I was one of those kids who was bullied in high school— not so much actively humiliated but mostly ignored. With one exception, and that was a person I will call Jeff.
Jeff whispered nasty things to me under his breath in art class. We lived near each other and he said nasty things at the bus stop. He sneered at me and called me nose picker and Lizzie Borden.
Finally, one day we were both walking to the bus stop and he threw a big tree branch at me, and I realized it was time to go to my parents, who were divorced.
First you have to know something about my dad. His fits of anger when he feels that he's being cheated are legendary. When he's mad, he's MAD (but not at us). I'm not condoning his actions. I'm simply prepping you for the next part of the story.
He once got lost on the tollway and went back and forth paying toll after toll and getting more and more agitated as we all do when we're lost. Finally he got more directions and explained to the next toll taker he had already paid the toll many times, but the guy didn't care. Dad ended up screaming and throwing the change at the tolltaker.
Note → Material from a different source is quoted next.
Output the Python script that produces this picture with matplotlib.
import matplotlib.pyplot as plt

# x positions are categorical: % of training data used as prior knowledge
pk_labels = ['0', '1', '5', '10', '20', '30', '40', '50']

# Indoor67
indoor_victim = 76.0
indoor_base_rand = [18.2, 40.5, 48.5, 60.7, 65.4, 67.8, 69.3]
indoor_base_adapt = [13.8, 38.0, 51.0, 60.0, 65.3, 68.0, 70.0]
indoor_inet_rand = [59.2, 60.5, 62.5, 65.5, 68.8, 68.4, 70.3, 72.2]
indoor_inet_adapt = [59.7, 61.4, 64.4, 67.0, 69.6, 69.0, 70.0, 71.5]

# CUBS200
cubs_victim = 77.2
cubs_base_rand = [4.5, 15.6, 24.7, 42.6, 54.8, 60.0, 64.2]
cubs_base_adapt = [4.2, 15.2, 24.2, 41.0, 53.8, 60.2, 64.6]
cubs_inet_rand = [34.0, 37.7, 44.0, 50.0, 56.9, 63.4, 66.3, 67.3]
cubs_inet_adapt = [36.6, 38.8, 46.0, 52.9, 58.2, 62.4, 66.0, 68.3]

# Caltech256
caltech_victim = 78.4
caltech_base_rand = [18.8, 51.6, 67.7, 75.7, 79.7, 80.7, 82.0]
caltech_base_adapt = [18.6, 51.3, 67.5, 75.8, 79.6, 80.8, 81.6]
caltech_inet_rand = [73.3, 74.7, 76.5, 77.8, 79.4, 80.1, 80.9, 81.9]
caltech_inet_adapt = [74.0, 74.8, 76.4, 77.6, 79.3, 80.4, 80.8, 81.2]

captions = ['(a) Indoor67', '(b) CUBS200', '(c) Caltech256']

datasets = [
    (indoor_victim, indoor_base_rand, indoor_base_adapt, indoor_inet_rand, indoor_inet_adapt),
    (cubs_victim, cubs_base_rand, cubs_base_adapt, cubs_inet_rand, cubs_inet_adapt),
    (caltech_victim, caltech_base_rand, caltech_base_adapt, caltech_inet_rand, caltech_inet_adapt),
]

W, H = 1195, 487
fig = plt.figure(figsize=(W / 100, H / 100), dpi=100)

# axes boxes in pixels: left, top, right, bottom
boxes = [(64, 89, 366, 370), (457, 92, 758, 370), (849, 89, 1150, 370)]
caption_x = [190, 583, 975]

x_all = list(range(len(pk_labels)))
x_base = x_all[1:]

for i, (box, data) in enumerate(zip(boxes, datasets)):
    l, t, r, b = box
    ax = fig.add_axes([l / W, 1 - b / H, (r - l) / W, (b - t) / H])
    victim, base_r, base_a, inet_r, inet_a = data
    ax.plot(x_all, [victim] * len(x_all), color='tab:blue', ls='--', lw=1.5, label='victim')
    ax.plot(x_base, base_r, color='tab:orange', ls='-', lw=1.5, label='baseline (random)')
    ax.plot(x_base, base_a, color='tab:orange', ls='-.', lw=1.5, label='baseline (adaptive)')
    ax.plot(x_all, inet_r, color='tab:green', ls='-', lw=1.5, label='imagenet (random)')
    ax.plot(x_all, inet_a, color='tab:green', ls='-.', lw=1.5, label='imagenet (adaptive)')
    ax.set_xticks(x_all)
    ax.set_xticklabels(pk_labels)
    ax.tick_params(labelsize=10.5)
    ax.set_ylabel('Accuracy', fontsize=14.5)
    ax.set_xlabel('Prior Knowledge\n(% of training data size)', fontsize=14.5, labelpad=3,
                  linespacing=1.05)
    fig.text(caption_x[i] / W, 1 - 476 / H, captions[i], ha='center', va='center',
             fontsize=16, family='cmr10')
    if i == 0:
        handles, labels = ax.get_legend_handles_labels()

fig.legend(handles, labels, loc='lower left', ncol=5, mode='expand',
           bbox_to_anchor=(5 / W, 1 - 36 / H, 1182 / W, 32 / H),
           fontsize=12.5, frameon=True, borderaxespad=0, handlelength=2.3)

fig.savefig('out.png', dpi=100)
Another time, we went out on a rented boat that turned out not to work. Same thing. The guy who rented us the boat refuse to refuse our money and again my dad threw a bunch of change at him, most ending up on the ground.
Back to the present. I was ashamed of the bullying because I figured it was justified and there was something wrong with me. But one day my dad was visiting and I mumbled that this guy Jeff, who lived near us, was bullying me, and I described what he had done.
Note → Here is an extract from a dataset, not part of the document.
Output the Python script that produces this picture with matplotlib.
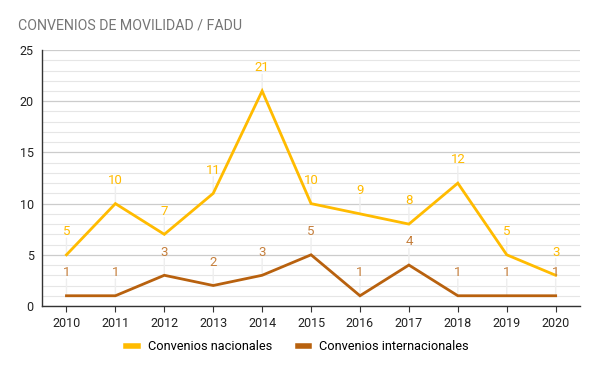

Up until then, my dad had been very preoccupied with the divorce and moving and his new life. So I was unprepared for what happened.
When he heard what Jeff had done, he got livid. He wanted to call Jeff's mother, but the number was unlisted. My dad said words which are forever etched in my memory “Well, he doesn’t have an unlisted house.”
He thunders in the direction of Jeff’s house and I meekly follow. Then we were in the middle of Jeff's living room with his mom, my dad in full red-faced mode brusquely telling her what her son had done.
She called, “JEFF COME INTO THE LIVING ROOM. Of course he had heard the whole conversation. He meekly slithered his way in, knowing what he was in for.
“Is this TRUE????” his mom asks.
Big old bully Jeff, who was really a scrawny kid, meekly nodded his head up and down. He looked like he was about to burst into tears. He didn't say a word the whole time.
The obvious double-teaming ensued, and I don't remember what was said (I was 16), but believe me, I don't think it's something Jeff will ever forget.
As I stood there and watched the show, my feeling was not vengeful. Instead, I had this overwhelming feeling of love for my dad.
You see, he had not paid that much attention to me in a very long time. The divorce had taken him away and he was busy with his new life. I had no idea that he cared that much to do this. It was, in his own way, a sign that he still loved and cared for me.
Jeff never even glanced my way again. Ever.
This was the day my dad stood up for me. And Jeff got what he deserved. It is one of the fondest memories that I have of my dad, nothing but unselfish love, and it has sustained me for a long time.